= DESCRIPTION OF THE TASK =
Print only the lines from the top of the data through the line with "import plotly.graph_objects as go", both included, skipping every picture.

= SUPPLIED DATA =
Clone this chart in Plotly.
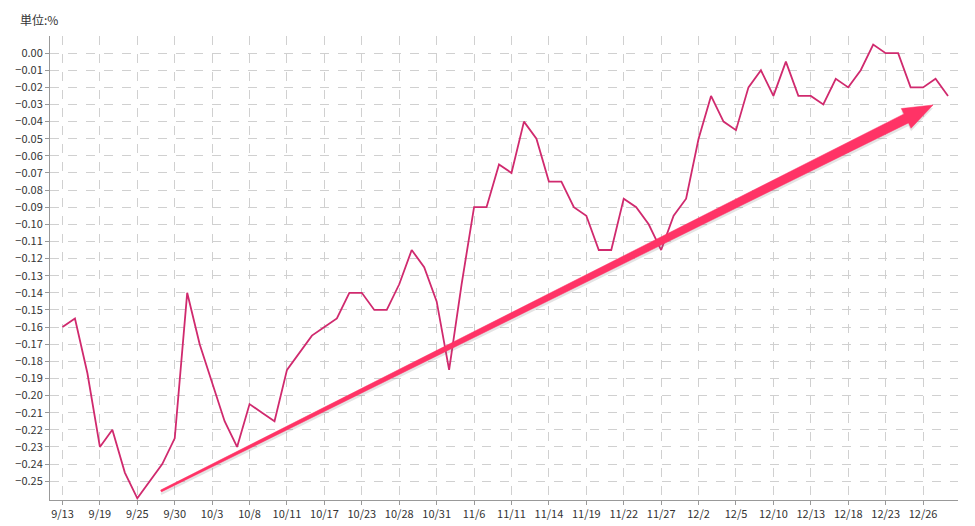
import plotly.graph_objects as go

dates = ["9/13", "9/14", "9/18", "9/19", "9/20", "9/21", "9/25", "9/26", "9/27",
         "9/30", "10/1", "10/2", "10/3", "10/4", "10/5", "10/8", "10/9", "10/10",
         "10/11", "10/15", "10/16", "10/17", "10/18", "10/22", "10/23", "10/24", "10/25",
         "10/28", "10/29", "10/30", "10/31", "11/1", "11/5", "11/6", "11/7", "11/8",
         "11/11", "11/12", "11/13", "11/14", "11/15", "11/18", "11/19", "11/20", "11/21",
         "11/22", "11/25", "11/26", "11/27", "11/28", "11/29", "12/2", "12/3", "12/4",
         "12/5", "12/6", "12/9", "12/10", "12/11", "12/12", "12/13", "12/16", "12/17",
         "12/18", "12/19", "12/20", "12/23", "12/24", "12/25", "12/26", "12/27", "12/28"]

values = [-0.16, -0.155, -0.187, -0.23, -0.22, -0.245, -0.26, -0.25, -0.24,
          -0.225, -0.14, -0.17, -0.193, -0.215, -0.23, -0.205, -0.21, -0.215,
          -0.185, -0.175, -0.165, -0.16, -0.155, -0.14, -0.14, -0.15, -0.15,
          -0.135, -0.115, -0.125, -0.145, -0.185, -0.135, -0.09, -0.09, -0.065,
          -0.07, -0.04, -0.05, -0.075, -0.075, -0.09, -0.095, -0.115, -0.115,
          -0.085, -0.09, -0.1, -0.115, -0.095, -0.085, -0.05, -0.025, -0.04,
          -0.045, -0.02, -0.01, -0.025, -0.005, -0.025, -0.025, -0.03, -0.015,
          -0.02, -0.01, 0.005, 0.0, 0.0, -0.02, -0.02, -0.015, -0.025]

tick_labels = dates[::3]
y_ticks = [round(-0.01 * i, 2) for i in range(26)]

W, H = 975, 526
L, R, T, B = 42, 25, 28, 34
pw, ph = W - L - R, H - T - B


def paper(px, py):
    return (px - L) / pw, (H - B - py) / ph


def arrow_path(off=0):
    # tapered arrow drawn in pixel space, then converted to paper coords
    x0, y0 = 153, 483 + off
    x1, y1 = 925, 97 + off
    dx, dy = x1 - x0, y1 - y0
    n = (dx * dx + dy * dy) ** 0.5
    ux, uy = dx / n, dy / n
    nx, ny = -uy, ux
    hl = 30
    bx, by = x1 - ux * hl, y1 - uy * hl
    pts = [(x0 + nx * 1, y0 + ny * 1), (bx + nx * 5, by + ny * 5),
           (bx + nx * 11, by + ny * 11), (x1, y1),
           (bx - nx * 11, by - ny * 11), (bx - nx * 5, by - ny * 5),
           (x0 - nx * 1, y0 - ny * 1)]
    pp = [paper(px, py) for px, py in pts]
    return "M " + " L ".join(f"{a:.4f},{b:.4f}" for a, b in pp) + " Z"


fig = go.Figure()
fig.add_trace(go.Scatter(x=dates, y=values, mode="lines",
                         line=dict(color="#D02A6E", width=1.8)))

fig.add_shape(type="path", xref="paper", yref="paper", path=arrow_path(3),
              fillcolor="rgba(120,120,120,0.2)", line=dict(width=0))
fig.add_shape(type="path", xref="paper", yref="paper", path=arrow_path(),
              fillcolor="#FF3366", line=dict(color="#FF3366", width=0.5))

fig.update_layout(
    width=W, height=H,
    margin=dict(l=L, r=R, t=T, b=B, autoexpand=False),
    paper_bgcolor="white", plot_bgcolor="white",
    showlegend=False,
    font=dict(family="Noto Sans CJK JP", size=11, color="#333333"),
    annotations=[dict(text="単位:%", xref="paper", yref="paper", x=-0.035, y=1.012,
                      xanchor="left", yanchor="bottom", showarrow=False,
                      font=dict(size=12, color="#333333"))],
)
fig.update_xaxes(type="category", tickmode="array", tickvals=tick_labels,
                 ticktext=tick_labels, showgrid=True, gridcolor="#D0D0D0",
                 griddash="dash", showline=True, linecolor="#999999",
                 ticks="outside", ticklen=4, tickcolor="#999999",
                 range=[-1, len(dates) - 0.2], automargin=False)
fig.update_yaxes(tickvals=y_ticks, tickformat=".2f", showgrid=True,
                 gridcolor="#D0D0D0", griddash="dash", showline=True,
                 linecolor="#999999", ticks="outside", ticklen=4,
                 tickcolor="#999999", range=[-0.261, 0.01], zeroline=False,
                 automargin=False)

fig.write_html("out.html")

= FINISHED ANSWER =
Clone this chart in Plotly.
import plotly.graph_objects as go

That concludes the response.